Can we fund the partly see-through wall by taxing worker remittances?

Given that tax reform cannot really force Mexico specifically to finance the wall/fence [0], it pays to see what other options are available. One option mentioned by President Trump on the campaign was to impose restrictions on worker remittances back to Mexico.

Worker remittances to Mexico were $24.8 billion in 2015 (CRS (2016)) and $27 billion in 2016 [1]). Suppose we applied a 10% tax on such remittances; what would be the impact?

Figure 3 from CRS (2016), modified by author.

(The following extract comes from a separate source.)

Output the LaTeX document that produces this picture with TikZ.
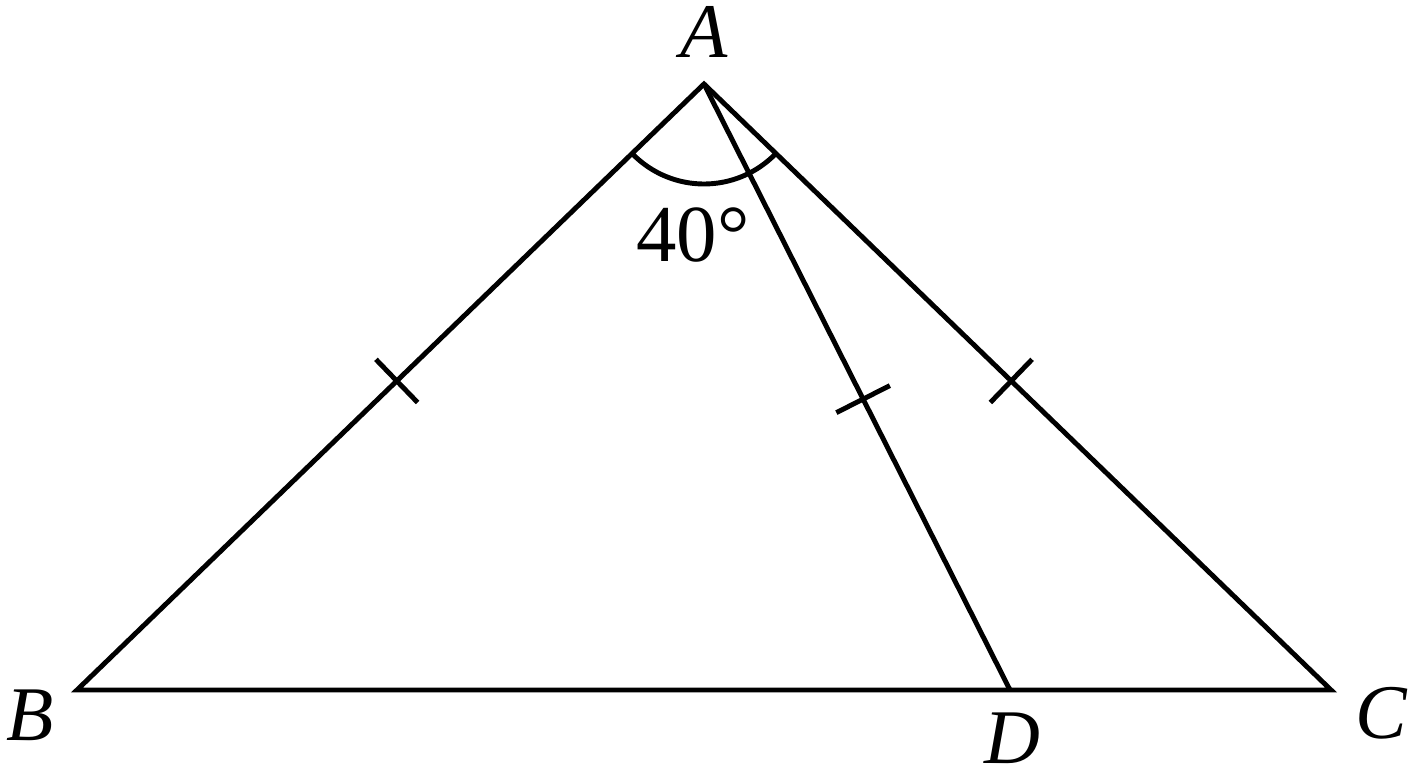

There are several reasons why remittance taxes are bad from a general efficiency and development context. However, in terms of the question at hand, here are two particularly salient concerns (from Mohopatra (2010)):

A remittance tax would also drive these money flows underground. A shift of flows to informal channels can hurt efforts to leverage remittances for increasing access of recipients to formal financial services (financial inclusion) and to raise financing for infrastructure and other development projects …

Such a tax is difficult to administer as remitters can resort to using informal channels. Also such a tax is highly regressive. And they produce huge deadweight losses as remittances are highly cost-elastic.

How much can a tax on remittances raise? In estimating the revenue gain, a key question surrounds the elasticity of formal sector remittances with respect to the tax. A low estimate of the elasticity of substitution between formal/informal remittances ranges from a low at 4, and a high at 8 (Light and Lewandowski (2015), pp.13-15). Note that this is not an overall remittances elasticity, just that for formal remittances that can be taxed. From Light and Lewandowski (2015):

The elasticity of substitution described here should not be confused with the price-elasticity of demand for remittances overall. The price-elasticity of demand for remittances is the change in total remittance demand compared to a unit change in price. Such an elasticity has been found to be relatively low, less than one. The elasticity of interest here, is the demand elasticity for (taxed) formal remittances only. This elasticity is much higher, because it includes both, the own-price elasticity of demand, plus the elasticity of substitution between alternative methods.